* _Directions_: Omit all pictures. Copy the rest of the material exactly.
------------------------------
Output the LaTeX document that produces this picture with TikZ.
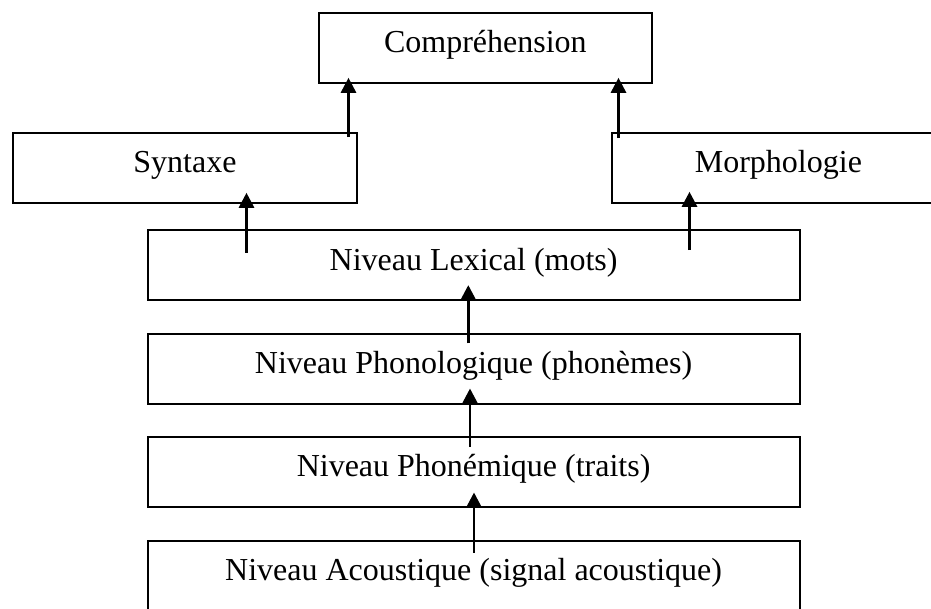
\documentclass[tikz,border=0pt]{standalone}
\usepackage{fontspec}
\setmainfont{Liberation Serif}
\usetikzlibrary{arrows.meta,calc}

\tikzset{
  level/.style={draw, line width=1.8pt, anchor=north west,
    inner xsep=0pt, inner ysep=0pt,
    text height=40pt, text depth=30pt,
    font=\fontsize{32}{38}\selectfont},
  uparrow/.style={line width=2.8pt,
    -{Triangle[width=15pt,length=15pt]}}
}

\begin{document}
\begin{tikzpicture}[x=1pt, y=-1pt]
  \useasboundingbox (0,0) rectangle (931,608);
  \clip (0,0) rectangle (931,608);

  % boxes, top to bottom
  \node[level, minimum width=333pt] (comp)  at (318,12)      {Compréhension};
  \node[level, minimum width=344pt] (syn)   at (12,131.7)    {Syntaxe};
  \node[level, minimum width=333pt] (morph) at (611,131.7)   {Morphologie};
  \node[level, minimum width=652pt] (lex)   at (146.7,229.3) {Niveau Lexical (mots)};
  \node[level, minimum width=652pt] (phon)  at (146.7,332.7) {Niveau Phonologique (phonèmes)};
  \node[level, minimum width=652pt] (phem)  at (146.7,436)   {Niveau Phonémique (traits)};
  \node[level, minimum width=652pt] (acou)  at (146.7,540)   {Niveau Acoustique (signal acoustique)};

  % upward connectors
  \draw[uparrow] ($(syn.north west)+(336.5,5.3)$)   -- ($(comp.south west)+(30.5,-6)$);
  \draw[uparrow] ($(morph.north west)+(7.5,6.3)$)   -- ($(comp.south west)+(300.5,-6)$);
  \draw[uparrow] ($(lex.north west)+(99.8,23.4)$)   -- ($(syn.south west)+(234.5,-10.7)$);
  \draw[uparrow] ($(lex.north west)+(542.8,20.7)$)  -- ($(morph.south west)+(78.5,-11.7)$);
  \draw[uparrow] ($(phon.north west)+(321.6,10.6)$) -- ($(lex.south west)+(321.6,-16)$);
  \draw[uparrow] ($(phem.north west)+(323.3,10.7)$) -- ($(phon.south west)+(323.3,-16)$);
  \draw[uparrow] ($(acou.north west)+(327.3,12.7)$) -- ($(phem.south west)+(327.3,-15.3)$);
\end{tikzpicture}
\end{document}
------------------------------
* _Response below_:
Output the LaTeX document that produces this picture with TikZ.
\documentclass[tikz,border=0pt]{standalone}
\usepackage{fontspec}
\setmainfont{Liberation Serif}
\usetikzlibrary{arrows.meta,calc}

\tikzset{
  level/.style={draw, line width=1.8pt, anchor=north west,
    inner xsep=0pt, inner ysep=0pt,
    text height=40pt, text depth=30pt,
    font=\fontsize{32}{38}\selectfont},
  uparrow/.style={line width=2.8pt,
    -{Triangle[width=15pt,length=15pt]}}
}

\begin{document}
\begin{tikzpicture}[x=1pt, y=-1pt]
  \useasboundingbox (0,0) rectangle (931,608);
  \clip (0,0) rectangle (931,608);

  % boxes, top to bottom
  \node[level, minimum width=333pt] (comp)  at (318,12)      {Compréhension};
  \node[level, minimum width=344pt] (syn)   at (12,131.7)    {Syntaxe};
  \node[level, minimum width=333pt] (morph) at (611,131.7)   {Morphologie};
  \node[level, minimum width=652pt] (lex)   at (146.7,229.3) {Niveau Lexical (mots)};
  \node[level, minimum width=652pt] (phon)  at (146.7,332.7) {Niveau Phonologique (phonèmes)};
  \node[level, minimum width=652pt] (phem)  at (146.7,436)   {Niveau Phonémique (traits)};
  \node[level, minimum width=652pt] (acou)  at (146.7,540)   {Niveau Acoustique (signal acoustique)};

  % upward connectors
  \draw[uparrow] ($(syn.north west)+(336.5,5.3)$)   -- ($(comp.south west)+(30.5,-6)$);
  \draw[uparrow] ($(morph.north west)+(7.5,6.3)$)   -- ($(comp.south west)+(300.5,-6)$);
  \draw[uparrow] ($(lex.north west)+(99.8,23.4)$)   -- ($(syn.south west)+(234.5,-10.7)$);
  \draw[uparrow] ($(lex.north west)+(542.8,20.7)$)  -- ($(morph.south west)+(78.5,-11.7)$);
  \draw[uparrow] ($(phon.north west)+(321.6,10.6)$) -- ($(lex.south west)+(321.6,-16)$);
  \draw[uparrow] ($(phem.north west)+(323.3,10.7)$) -- ($(phon.south west)+(323.3,-16)$);
  \draw[uparrow] ($(acou.north west)+(327.3,12.7)$) -- ($(phem.south west)+(327.3,-15.3)$);
\end{tikzpicture}
\end{document}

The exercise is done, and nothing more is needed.